At the project’s conclusion, these proposals will be considered for adoption by CU Boulder leadership. 

Opportunities & Events

Stay tuned for information about ways to get involved, public programs, and much more. To learn more about the project, please contact Elias Sacks, Associate Professor of Religious Studies and Jewish Studies, and Faculty Director for Public Scholarship in the Office of Faculty Affairs, at Elias.Sacks@Colorado.EDU.

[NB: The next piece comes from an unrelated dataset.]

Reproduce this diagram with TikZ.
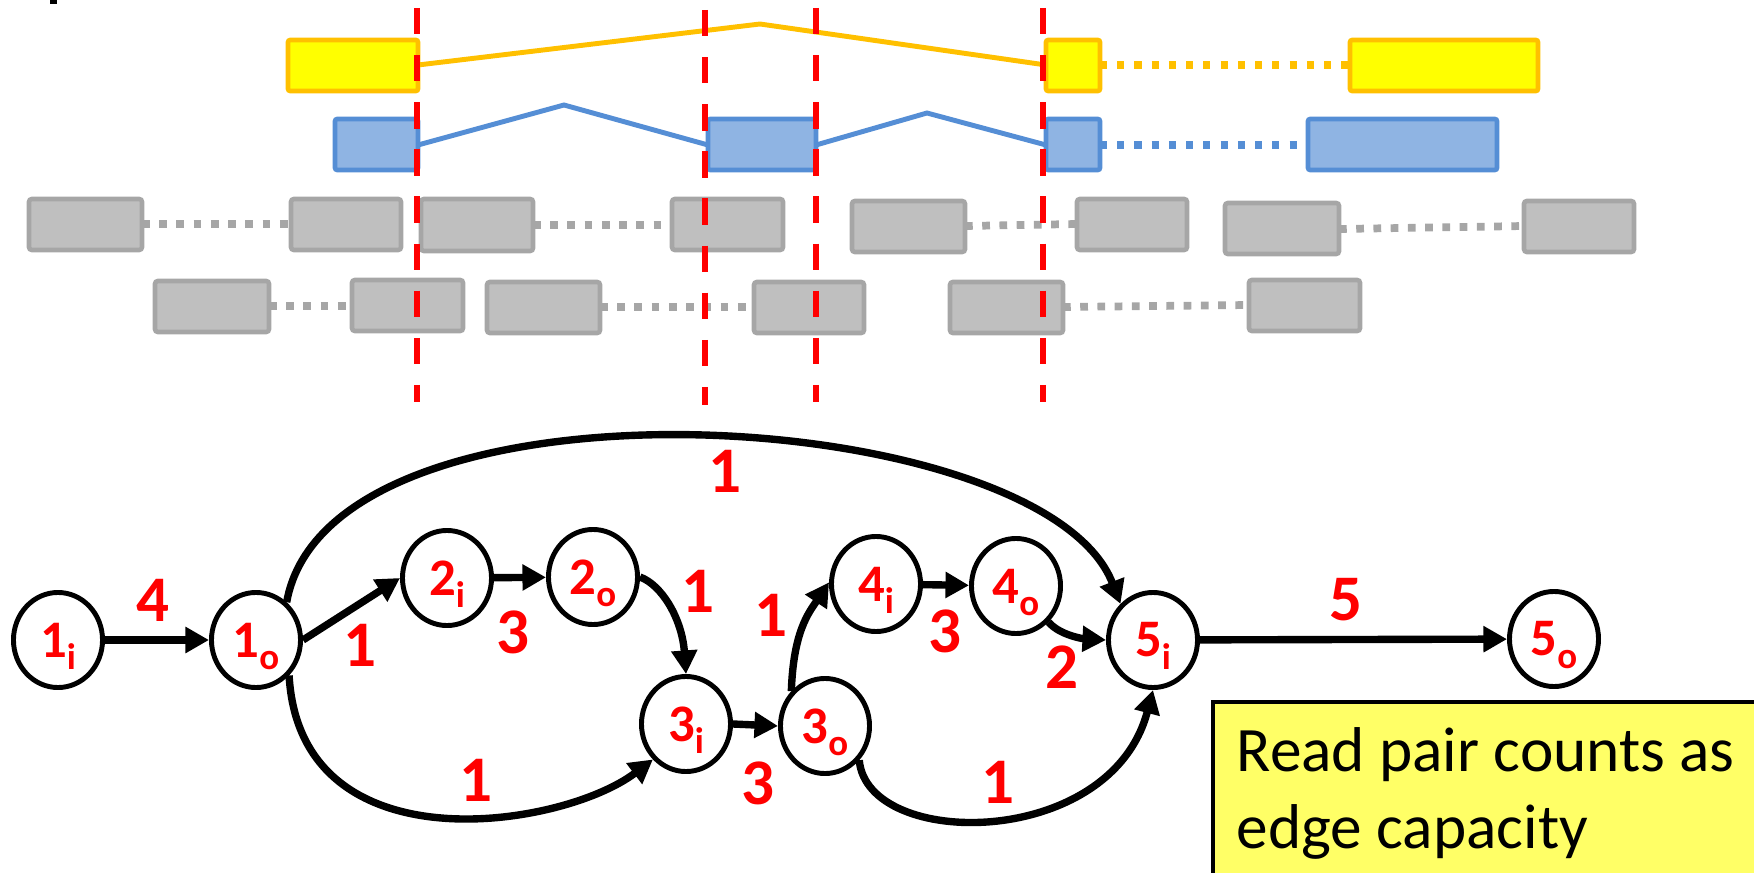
\documentclass[tikz,border=0pt]{standalone}
\usepackage{fontspec}
\setmainfont{Carlito}
\usetikzlibrary{arrows.meta,shapes.geometric}

\definecolor{goldline}{RGB}{255,192,0}
\definecolor{goldfill}{RGB}{255,255,0}
\definecolor{blueline}{RGB}{85,142,213}
\definecolor{bluefill}{RGB}{143,180,227}
\definecolor{greyline}{RGB}{166,166,166}
\definecolor{greyfill}{RGB}{191,191,191}
\definecolor{notefill}{RGB}{255,255,102}
\definecolor{cutred}{RGB}{255,0,0}

% vertex label: large digit with a small lowered letter
\newcommand\vlab[2]{\bfseries\fontsize{15pt}{15pt}\selectfont #1\raisebox{-3.6pt}[0pt][0pt]{\fontsize{10.5pt}{10.5pt}\selectfont #2}}

\begin{document}
\begin{tikzpicture}[x=0.01cm,y=-0.01cm,
  goldbox/.style={draw=goldline,fill=goldfill,line width=1.3pt,rounded corners=0.6pt},
  bluebox/.style={draw=blueline,fill=bluefill,line width=1.3pt,rounded corners=0.6pt},
  greybox/.style={draw=greyline,fill=greyfill,line width=1.3pt,rounded corners=0.8pt},
  goldlink/.style={draw=goldline,line width=1.4pt},
  bluelink/.style={draw=blueline,line width=1.4pt},
  golddots/.style={draw=goldline,line width=2pt,dash pattern=on 2pt off 2.9pt},
  bluedots/.style={draw=blueline,line width=2pt,dash pattern=on 2pt off 2.9pt},
  greydots/.style={draw=greyline,line width=2.2pt,dash pattern=on 2.2pt off 2.7pt},
  cutline/.style={draw=cutred,line width=1.7pt,dash pattern=on 7.5pt off 5.9pt},
  vert/.style={draw,ellipse,line width=1.4pt,minimum width=0.89cm,minimum height=0.95cm,inner sep=0pt,text=cutred},
  flow/.style={line width=2.1pt,-{Triangle[length=6.7pt,width=7.1pt]}},
  capnum/.style={text=cutred,font=\bfseries\fontsize{18.5pt}{18.5pt}\selectfont,inner sep=0pt},
  notetext/.style={font=\fontsize{18pt}{21.9pt}\selectfont,inner sep=0pt,anchor=base west}
]
\useasboundingbox (0,0) rectangle (1754,873);

% clipped glyph at the top left
\fill (50,0) rectangle (57,4);

% ---- read alignments ----
% yellow read
\draw[goldlink] (418,65) -- (760,24) -- (1046,65);
\draw[golddots] (1100,65) -- (1350,65);
\draw[goldbox] (288,40) rectangle (418,91);
\draw[goldbox] (1046,40) rectangle (1100,91);
\draw[goldbox] (1350,40) rectangle (1538,91);

% blue read
\draw[bluelink] (418,145) -- (564,105) -- (708,145);
\draw[bluelink] (816,145) -- (927,113) -- (1046,145);
\draw[bluedots] (1100,145) -- (1300,145);
\draw[bluebox] (335,119) rectangle (418,170);
\draw[bluebox] (708,119) rectangle (816,170);
\draw[bluebox] (1046,119) rectangle (1100,170);
\draw[bluebox] (1308,119) rectangle (1497,170);

% grey read pairs, first row
\draw[greydots] (142,224) -- (291,224);
\draw[greydots] (533,225) -- (672,225);
\draw[greydots] (965,226) -- (1077,224);
\draw[greydots] (1339,229) -- (1524,226);
\draw[greybox] (29,199) rectangle (142,250);
\draw[greybox] (291,199) rectangle (401,250);
\draw[greybox] (421,199) rectangle (533,251);
\draw[greybox] (672,199) rectangle (783,250);
\draw[greybox] (852,201) rectangle (965,252);
\draw[greybox] (1077,199) rectangle (1187,250);
\draw[greybox] (1225,203) rectangle (1339,254);
\draw[greybox] (1524,201) rectangle (1634,252);

% grey read pairs, second row
\draw[greydots] (269,306) -- (352,306);
\draw[greydots] (600,307) -- (754,307);
\draw[greydots] (1063,307) -- (1249,305);
\draw[greybox] (155,281) rectangle (269,332);
\draw[greybox] (352,280) rectangle (463,331);
\draw[greybox] (487,282) rectangle (600,333);
\draw[greybox] (754,282) rectangle (864,333);
\draw[greybox] (950,282) rectangle (1063,333);
\draw[greybox] (1249,280) rectangle (1360,331);

% breakpoints
\draw[cutline] (417,8) -- (417,402);
\draw[cutline] (705,10) -- (705,405);
\draw[cutline] (816,8) -- (816,402);
\draw[cutline] (1043,8) -- (1043,402);

% ---- flow graph ----
\node[vert] (n1i) at (58,640) {\vlab{1}{i}};
\node[vert] (n1o) at (256,640) {\vlab{1}{o}};
\node[vert] (n2i) at (447,578) {\vlab{2}{i}};
\node[vert] (n2o) at (593,577) {\vlab{2}{o}};
\node[vert] (n3i) at (686,724) {\vlab{3}{i}};
\node[vert] (n3o) at (825,726) {\vlab{3}{o}};
\node[vert] (n4i) at (876,584) {\vlab{4}{i}};
\node[vert] (n4o) at (1016,586) {\vlab{4}{o}};
\node[vert] (n5i) at (1153,640) {\vlab{5}{i}};
\node[vert] (n5o) at (1554,639) {\vlab{5}{o}};

\draw[flow] (n1i) -- (n1o);
\draw[flow] (n1o.east) -- (n2i.west);
\draw[flow] (n2i) -- (n2o);
\draw[flow] (n2o.east) .. controls +(22,8) and +(-4,-55) .. (n3i.north);
\draw[flow] (n1o.51) .. controls +(43,-241) and +(-78,-201) .. (n5i.132);
\draw[flow] (n1o.-47) .. controls +(11,194) and +(-91,69) .. (n3i.-133);
\draw[flow] (n3i.east) -- (n3o.west);
\draw[flow] (n3o.134) .. controls +(2,-60) and +(-20,30) .. (n4i.178);
\draw[flow] (n4i) -- (n4o);
\draw[flow] (n4o.-48) .. controls +(12,14) and +(-20,-1) .. (n5i.180);
\draw[flow] (n3o.-45) .. controls +(8,90) and +(-42,160) .. (n5i.south);
\draw[flow] (n5i) -- (n5o);

% capacities
\node[capnum] (c1) at (153,600) {4};
\node[capnum] (c2) at (360,645) {1};
\node[capnum] (c3) at (513,632) {3};
\node[capnum] (c4) at (725,471) {1};
\node[capnum] (c5) at (698,591) {1};
\node[capnum] (c6) at (476,780) {1};
\node[capnum] (c7) at (758,783) {3};
\node[capnum] (c8) at (771,615) {1};
\node[capnum] (c9) at (945,631) {3};
\node[capnum] (c10) at (1062,667) {2};
\node[capnum] (c11) at (998,782) {1};
\node[capnum] (c12) at (1346,600) {5};

% note
\draw[line width=1.4pt,fill=notefill] (1213,702) rectangle (1775,895);
\node[notetext] (note1) at (1236,771) {Read pair counts as};
\node[notetext] (note2) at (1236,848) {edge capacity};
\end{tikzpicture}
\end{document}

About the Andrew W. Mellon Foundation

Mellon Foundation logo

We are deeply grateful to the Andrew W. Mellon Foundation for its generous support. The Andrew W. Mellon Foundation is the nation’s largest supporter of the arts and humanities. Since 1969, the Foundation has been guided by its core belief that the humanities and arts are essential to human understanding. The Foundation believes that the arts and humanities are where we express our complex humanity, and that everyone deserves the beauty and empowerment that can be found there. Through its grants, the Foundation seeks to build just communities enriched by meaning and guided by critical thinking, where ideas and imagination can thrive. Learn more at mellon.org

The Mellon Foundation Sawyer Seminar program was established in 1994 to provide support for comparative research on the historical and cultural factors in current affairs. To mark the program’s 30th anniversary in 2024, the Mellon Foundation invited proposals for the study of academic freedom and democracy in the American university. CU Boulder was selected as a recipient of a Sawyer Seminar grant after a competitive nationwide application process.

 

Investigators and Partners

This project is led by an interdisciplinary team of CU Boulder humanities scholars and administrators:

  • Elias Sacks, Principal Investigator (Associate Professor, Religious Studies and Jewish Studies; Faculty Director for Public Scholarship, Office Faculty Affairs)
  • Terri S. Wilson, Co-Principal Investigator (Associate Professor, Educational Foundations, Policy & Practice; Faculty Director of the M.A. in Higher Education Program)
  • Jennifer Ho, Co-Principal Investigator (Professor, Ethnic Studies; Director, Center for Humanities & the Arts)
  • Michele S. Moses, Co-Principal Investigator (Professor, Educational Foundations, Policy & Practice; Vice Chancellor & Senior Vice Provost for Faculty Affairs) 

The project is spearheaded by CU Boulder’s Office of Faculty Affairs, in partnership with the Center for Humanities & the Arts, the Office for Public & Community-Engaged Scholarship, Strategic Relations & Communications, the School of Education, and others.